▶ DIRECTIONS
Restate each of the lines below word for word and drop every picture.

= = = = = = =

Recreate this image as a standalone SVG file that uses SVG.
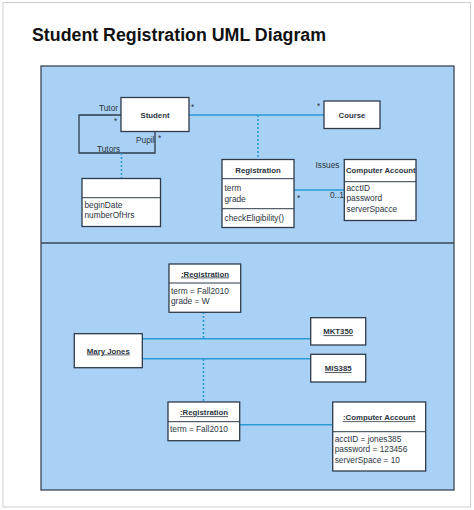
<svg xmlns="http://www.w3.org/2000/svg" width="474" height="510" viewBox="0 0 474 510">
<style>
.t{font-family:"Liberation Sans",Arial,sans-serif;font-size:8.3px;fill:#2b3440}
.b{font-family:"Liberation Sans",Arial,sans-serif;font-size:7.8px;font-weight:bold;fill:#2b3440}
.u{text-decoration:underline}
.box{fill:#fff;stroke:#2f3b4a;stroke-width:1.3}
.div{stroke:#2f3b4a;stroke-width:1}
.blue{stroke:#2a9ad8;stroke-width:1.6;fill:none}
.dot{stroke:#2a9ad8;stroke-width:1.6;stroke-dasharray:2 2;fill:none}
.dark{stroke:#2f3b4a;stroke-width:1.3;fill:none}
</style>
<rect x="0" y="0" width="474" height="510" fill="#fff"/>
<rect x="3" y="2.5" width="467.5" height="504.5" fill="#fff" stroke="#cfcfcf" stroke-width="1"/>
<text x="32" y="41" font-family="'Liberation Sans',Arial,sans-serif" font-size="18" font-weight="bold" fill="#111" textLength="294" lengthAdjust="spacingAndGlyphs">Student Registration UML Diagram</text>
<g id="panels">
<rect x="41" y="66" width="413" height="424" fill="#a9d1f5" stroke="#3a4655" stroke-width="1.3"/>
<line x1="41" y1="243" x2="454" y2="243" stroke="#3a4655" stroke-width="1.3"/>
</g>
<g id="connectors">
<polyline class="dark" points="121,115 79,115 79,153 155,153 155,132"/>
<line class="dot" x1="121.5" y1="153" x2="121.5" y2="178"/>
<line class="blue" x1="189" y1="115" x2="324" y2="115"/>
<line class="dot" x1="258" y1="115" x2="258" y2="159"/>
<line class="blue" x1="294" y1="190" x2="344" y2="190"/>
<line class="blue" x1="142" y1="338.7" x2="311" y2="338.7"/>
<line class="blue" x1="142" y1="358.7" x2="311" y2="358.7"/>
<line class="dot" x1="203.5" y1="312" x2="203.5" y2="338"/>
<line class="dot" x1="203.5" y1="359" x2="203.5" y2="402"/>
<line class="blue" x1="240" y1="424.7" x2="333" y2="424.7"/>
<text class="t" x="99" y="110.5">Tutor</text>
<text class="t" x="114" y="124">*</text>
<text class="t" x="136" y="143">Pupil</text>
<text class="t" x="158" y="141">*</text>
<text class="t" x="97" y="152">Tutors</text>
<text class="t" x="191" y="110">*</text>
<text class="t" x="317" y="109">*</text>
<text class="t" x="315.5" y="168">Issues</text>
<text class="t" x="297" y="201">*</text>
<text class="t" x="330" y="198">0..1</text>
</g>
<g id="student">
<rect class="box" x="121" y="97.5" width="68" height="34"/>
<text class="b" x="155" y="117.5" text-anchor="middle">Student</text>
</g>
<g id="course">
<rect class="box" x="324" y="101" width="56" height="27.5"/>
<text class="b" x="352" y="118" text-anchor="middle">Course</text>
</g>
<g id="tutors-class">
<rect class="box" x="82" y="178.5" width="78.5" height="48"/>
<line class="div" x1="82" y1="197.7" x2="160.5" y2="197.7"/>
<text class="t" x="84.5" y="208">beginDate</text>
<text class="t" x="84.5" y="217.5">numberOfHrs</text>
</g>
<g id="registration">
<rect class="box" x="222" y="159.5" width="72" height="68"/>
<line class="div" x1="222" y1="178.7" x2="294" y2="178.7"/>
<line class="div" x1="222" y1="208.7" x2="294" y2="208.7"/>
<text class="b" x="258" y="172.5" text-anchor="middle">Registration</text>
<text class="t" x="224.5" y="191">term</text>
<text class="t" x="224.5" y="201.5">grade</text>
<text class="t" x="224.5" y="221">checkEligibility()</text>
</g>
<g id="computer-account">
<rect class="box" x="344.3" y="159.5" width="71.7" height="61"/>
<line class="div" x1="344.3" y1="181.7" x2="416" y2="181.7"/>
<text class="b" x="346" y="173" textLength="69.5" lengthAdjust="spacingAndGlyphs">Computer Account</text>
<text class="t" x="346.5" y="190.5">acctID</text>
<text class="t" x="346.5" y="201">password</text>
<text class="t" x="346.5" y="211.5">serverSpacce</text>
</g>
<g id="reg-obj-1">
<rect class="box" x="169" y="264" width="71.7" height="48.3"/>
<line class="div" x1="169" y1="283" x2="240.7" y2="283"/>
<text class="b u" x="205" y="276.5" text-anchor="middle">:Registration</text>
<text class="t" x="171" y="293.5">term = Fall2010</text>
<text class="t" x="171" y="303.5">grade = W</text>
</g>
<g id="mary-jones">
<rect class="box" x="74.3" y="333.7" width="68" height="34"/>
<text class="b u" x="108.3" y="353.5" text-anchor="middle">Mary Jones</text>
</g>
<g id="mkt350">
<rect class="box" x="310.7" y="317.7" width="55" height="27.3"/>
<text class="b u" x="338.2" y="334.3" text-anchor="middle">MKT350</text>
</g>
<g id="mis385">
<rect class="box" x="310.7" y="354.3" width="55" height="27.7"/>
<text class="b u" x="338.2" y="371" text-anchor="middle">MIS385</text>
</g>
<g id="reg-obj-2">
<rect class="box" x="168" y="402" width="71.7" height="38.7"/>
<line class="div" x1="168" y1="421.7" x2="239.7" y2="421.7"/>
<text class="b u" x="204" y="415.3" text-anchor="middle">:Registration</text>
<text class="t" x="170" y="432">term = Fall2010</text>
</g>
<g id="account-obj">
<rect class="box" x="332.7" y="402" width="93" height="69"/>
<line class="div" x1="332.7" y1="431.7" x2="425.7" y2="431.7"/>
<text class="b u" x="379.2" y="420.3" text-anchor="middle">:Computer Account</text>
<text class="t" x="334.7" y="442">acctID = jones385</text>
<text class="t" x="334.7" y="452.3">password = 123456</text>
<text class="t" x="334.7" y="462.5">serverSpace = 10</text>
</g>
</svg>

= = = = = = =

▶ FINAL ANSWER
Recreate this image as a standalone SVG file that uses SVG.
<svg xmlns="http://www.w3.org/2000/svg" width="474" height="510" viewBox="0 0 474 510">
<style>
.t{font-family:"Liberation Sans",Arial,sans-serif;font-size:8.3px;fill:#2b3440}
.b{font-family:"Liberation Sans",Arial,sans-serif;font-size:7.8px;font-weight:bold;fill:#2b3440}
.u{text-decoration:underline}
.box{fill:#fff;stroke:#2f3b4a;stroke-width:1.3}
.div{stroke:#2f3b4a;stroke-width:1}
.blue{stroke:#2a9ad8;stroke-width:1.6;fill:none}
.dot{stroke:#2a9ad8;stroke-width:1.6;stroke-dasharray:2 2;fill:none}
.dark{stroke:#2f3b4a;stroke-width:1.3;fill:none}
</style>
<rect x="0" y="0" width="474" height="510" fill="#fff"/>
<rect x="3" y="2.5" width="467.5" height="504.5" fill="#fff" stroke="#cfcfcf" stroke-width="1"/>
<text x="32" y="41" font-family="'Liberation Sans',Arial,sans-serif" font-size="18" font-weight="bold" fill="#111" textLength="294" lengthAdjust="spacingAndGlyphs">Student Registration UML Diagram</text>
<g id="panels">
<rect x="41" y="66" width="413" height="424" fill="#a9d1f5" stroke="#3a4655" stroke-width="1.3"/>
<line x1="41" y1="243" x2="454" y2="243" stroke="#3a4655" stroke-width="1.3"/>
</g>
<g id="connectors">
<polyline class="dark" points="121,115 79,115 79,153 155,153 155,132"/>
<line class="dot" x1="121.5" y1="153" x2="121.5" y2="178"/>
<line class="blue" x1="189" y1="115" x2="324" y2="115"/>
<line class="dot" x1="258" y1="115" x2="258" y2="159"/>
<line class="blue" x1="294" y1="190" x2="344" y2="190"/>
<line class="blue" x1="142" y1="338.7" x2="311" y2="338.7"/>
<line class="blue" x1="142" y1="358.7" x2="311" y2="358.7"/>
<line class="dot" x1="203.5" y1="312" x2="203.5" y2="338"/>
<line class="dot" x1="203.5" y1="359" x2="203.5" y2="402"/>
<line class="blue" x1="240" y1="424.7" x2="333" y2="424.7"/>
<text class="t" x="99" y="110.5">Tutor</text>
<text class="t" x="114" y="124">*</text>
<text class="t" x="136" y="143">Pupil</text>
<text class="t" x="158" y="141">*</text>
<text class="t" x="97" y="152">Tutors</text>
<text class="t" x="191" y="110">*</text>
<text class="t" x="317" y="109">*</text>
<text class="t" x="315.5" y="168">Issues</text>
<text class="t" x="297" y="201">*</text>
<text class="t" x="330" y="198">0..1</text>
</g>
<g id="student">
<rect class="box" x="121" y="97.5" width="68" height="34"/>
<text class="b" x="155" y="117.5" text-anchor="middle">Student</text>
</g>
<g id="course">
<rect class="box" x="324" y="101" width="56" height="27.5"/>
<text class="b" x="352" y="118" text-anchor="middle">Course</text>
</g>
<g id="tutors-class">
<rect class="box" x="82" y="178.5" width="78.5" height="48"/>
<line class="div" x1="82" y1="197.7" x2="160.5" y2="197.7"/>
<text class="t" x="84.5" y="208">beginDate</text>
<text class="t" x="84.5" y="217.5">numberOfHrs</text>
</g>
<g id="registration">
<rect class="box" x="222" y="159.5" width="72" height="68"/>
<line class="div" x1="222" y1="178.7" x2="294" y2="178.7"/>
<line class="div" x1="222" y1="208.7" x2="294" y2="208.7"/>
<text class="b" x="258" y="172.5" text-anchor="middle">Registration</text>
<text class="t" x="224.5" y="191">term</text>
<text class="t" x="224.5" y="201.5">grade</text>
<text class="t" x="224.5" y="221">checkEligibility()</text>
</g>
<g id="computer-account">
<rect class="box" x="344.3" y="159.5" width="71.7" height="61"/>
<line class="div" x1="344.3" y1="181.7" x2="416" y2="181.7"/>
<text class="b" x="346" y="173" textLength="69.5" lengthAdjust="spacingAndGlyphs">Computer Account</text>
<text class="t" x="346.5" y="190.5">acctID</text>
<text class="t" x="346.5" y="201">password</text>
<text class="t" x="346.5" y="211.5">serverSpacce</text>
</g>
<g id="reg-obj-1">
<rect class="box" x="169" y="264" width="71.7" height="48.3"/>
<line class="div" x1="169" y1="283" x2="240.7" y2="283"/>
<text class="b u" x="205" y="276.5" text-anchor="middle">:Registration</text>
<text class="t" x="171" y="293.5">term = Fall2010</text>
<text class="t" x="171" y="303.5">grade = W</text>
</g>
<g id="mary-jones">
<rect class="box" x="74.3" y="333.7" width="68" height="34"/>
<text class="b u" x="108.3" y="353.5" text-anchor="middle">Mary Jones</text>
</g>
<g id="mkt350">
<rect class="box" x="310.7" y="317.7" width="55" height="27.3"/>
<text class="b u" x="338.2" y="334.3" text-anchor="middle">MKT350</text>
</g>
<g id="mis385">
<rect class="box" x="310.7" y="354.3" width="55" height="27.7"/>
<text class="b u" x="338.2" y="371" text-anchor="middle">MIS385</text>
</g>
<g id="reg-obj-2">
<rect class="box" x="168" y="402" width="71.7" height="38.7"/>
<line class="div" x1="168" y1="421.7" x2="239.7" y2="421.7"/>
<text class="b u" x="204" y="415.3" text-anchor="middle">:Registration</text>
<text class="t" x="170" y="432">term = Fall2010</text>
</g>
<g id="account-obj">
<rect class="box" x="332.7" y="402" width="93" height="69"/>
<line class="div" x1="332.7" y1="431.7" x2="425.7" y2="431.7"/>
<text class="b u" x="379.2" y="420.3" text-anchor="middle">:Computer Account</text>
<text class="t" x="334.7" y="442">acctID = jones385</text>
<text class="t" x="334.7" y="452.3">password = 123456</text>
<text class="t" x="334.7" y="462.5">serverSpace = 10</text>
</g>
</svg>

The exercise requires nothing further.